Sur l’engagement, je me définis comme l’idiot ou le flemmard conscient. Je suis conscient de tout ce qui nous entoure : le recyclage, la pollution, l’obsolescence programmée… Toute cette prise de conscience mondiale sur l’écologie. Mais je suis arrivé à un stade de ma vie où je suis devenu très égoïste, parce j’ai trimé. Ce n’est pas ma faute si on en est là aujourd’hui, si tout flanche. Ce ne sera pas grâce à moi si ça change non plus. Je suis juste de passage sur la planète. Je ne me sens pas concerné. C’est un peu bête, car je suis totalement concerné, j’utilise la planète, ses ressources, mais j’ai trop de retard à rattraper, de par mon passé.

Être jeune en 2021 : Pour toi, qu’est-ce que ça veut dire d’être jeune en 2021 ? Comment as-tu vécu le confinement et les restrictions actuelles liées à la situation sanitaire ?

Nous n’avons pas les mêmes responsabilités que les autres générations. Beaucoup de jeunes sont dans l’écologie, je trouve ça bien, mais je me demande si ce n’est pas dû à une prise de conscience forcée. Toute cette pression est mise par l’ancienne génération : « vous ne suivez pas le bon chemin ». Ce n’est pas si facile que ça d’être jeune actuellement, d’autant plus avec la COVID. Non pas que ça ne l’était pas à l’époque, mais ce sont deux mondes complètement différents et je parle de ce que je connais, ce que je vois, je ne connais pas le passé. Moi ça m’a flingué deux ans de ma vie sur la vingtaine alors que ce sont les plus belles logiquement. On nous a laissé un monde tel quel, la terre va manquer de ci, de ça, il va falloir trouver des solutions. C’est aux jeunes de les trouver parce qu’ils sont l’avenir…

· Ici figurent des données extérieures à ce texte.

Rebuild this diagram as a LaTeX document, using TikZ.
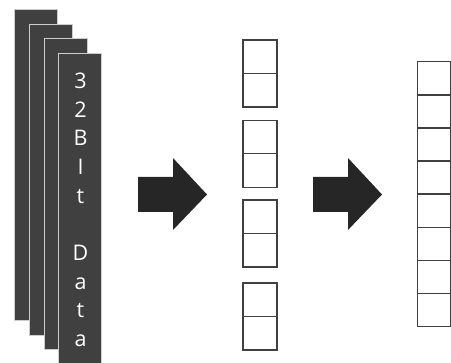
\documentclass[tikz,border=0pt]{standalone}
\usepackage{fontspec}
\setmainfont{Open Sans}
\begin{document}
\begin{tikzpicture}[x=1pt,y=-1pt,
  sheet/.style={draw=white!80!black,line width=0.8pt,fill=black!75,inner sep=0pt,minimum width=43pt,minimum height=311pt},
  cell/.style={draw=black!75,line width=1.4pt,fill=white,inner sep=0pt,minimum width=34pt,minimum height=33.5pt},
  bigcell/.style={draw=black!75,line width=1.4pt,fill=white,inner sep=0pt,minimum width=33pt,minimum height=33.1pt},
  letter/.style={text=white,font=\fontsize{21.5}{24}\selectfont,anchor=base,inner sep=0pt},
  fatarrow/.style={fill=black!85}]
\useasboundingbox (0,0) rectangle (451,363);
% stacked sheets
\node[sheet] (s1) at (36,164.5) {};
\node[sheet] (s2) at (50.5,179.5) {};
\node[sheet] (s3) at (65.5,194) {};
\node[sheet,minimum height=320pt] (s4) at (80,213) {};
% letters
\foreach \ch/\y [count=\i] in {3/88.5,2/117.2,B/145.9,I/174.6,t/203.3,D/260.7,a/289.4,t/318,a/346.8}
  \node[letter] (l\i) at (80.5,\y) {\ch};
% middle column cells
\foreach \y [count=\i] in {56.8,90.2,137,170.5,216.7,250.2,299.7,333.2}
  \node[cell] (c\i) at (260,\y) {};
% right column cells
\foreach \i in {0,...,7}
  \node[bigcell] (r\i) at (434,{78.3+33.1*\i}) {};
% arrows
\fill[fatarrow] (138,177) -- (173,177) -- (173,158) -- (207,194.5) -- (173,230) -- (173,212) -- (138,212) -- cycle;
\fill[fatarrow] (313,177) -- (348,177) -- (348,158) -- (382,194.5) -- (348,230) -- (348,212) -- (313,212) -- cycle;
\end{tikzpicture}
\end{document}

« Il faut arrêter de nous prendre pour des imbéciles et s’étonner après que l’on devienne égoïste. »

As-tu un rêve, une raison d’espérer pour toi/pour ton quartier et ses habitant·e·s ?

J’en ai plusieurs, mais finalement ils sont tous reliés à une chose, l’argent. Les gens qui disent que l’argent ne fait pas le bonheur, c’est faux. Je rêve d’avoir une situation stable financière pour sortir ma mère de cette cité. Désolé pour les gens qui y habitent et qui l’aiment bien. Je peux le comprendre, car le fait que les gens soient rassemblés et partagent les mêmes problèmes… Il y a cette cohésion malgré nous qui se crée. Les gens sont très familiers, soudés. Donc je peux comprendre qu’ils aiment bien habiter ici. Mais quand je vois l’état de l’appartement, ce n’est pas possible…

Dans les quartiers, je pense qu’il faudrait essayer de venir sur le terrain, de comprendre les jeunes. Arrêter de proposer des solutions inadaptées sans voir le fond du problème, de ne repeindre que les façades. C’est comme se réjouir de voir qu’un arbre a poussé sans regarder la racine. Le fond du problème, c’est que les habitations ne sont vraiment pas décentes. C’est énervant de voir que les gens veulent s’impliquer tout en étant le plus loin possible. Il faut arrêter de nous prendre pour des imbéciles et s’étonner après que l’on devienne égoïste. C’est ça qui me révolte. Je ne veux pas que ma mère galère jusqu’à la fin de ses jours. C’est pour cela que je ne prends pas le temps de m’engager sur l’écologie. J’ai mes problèmes à gérer. Même si ce sont des petits problèmes à l’échelle de la terre.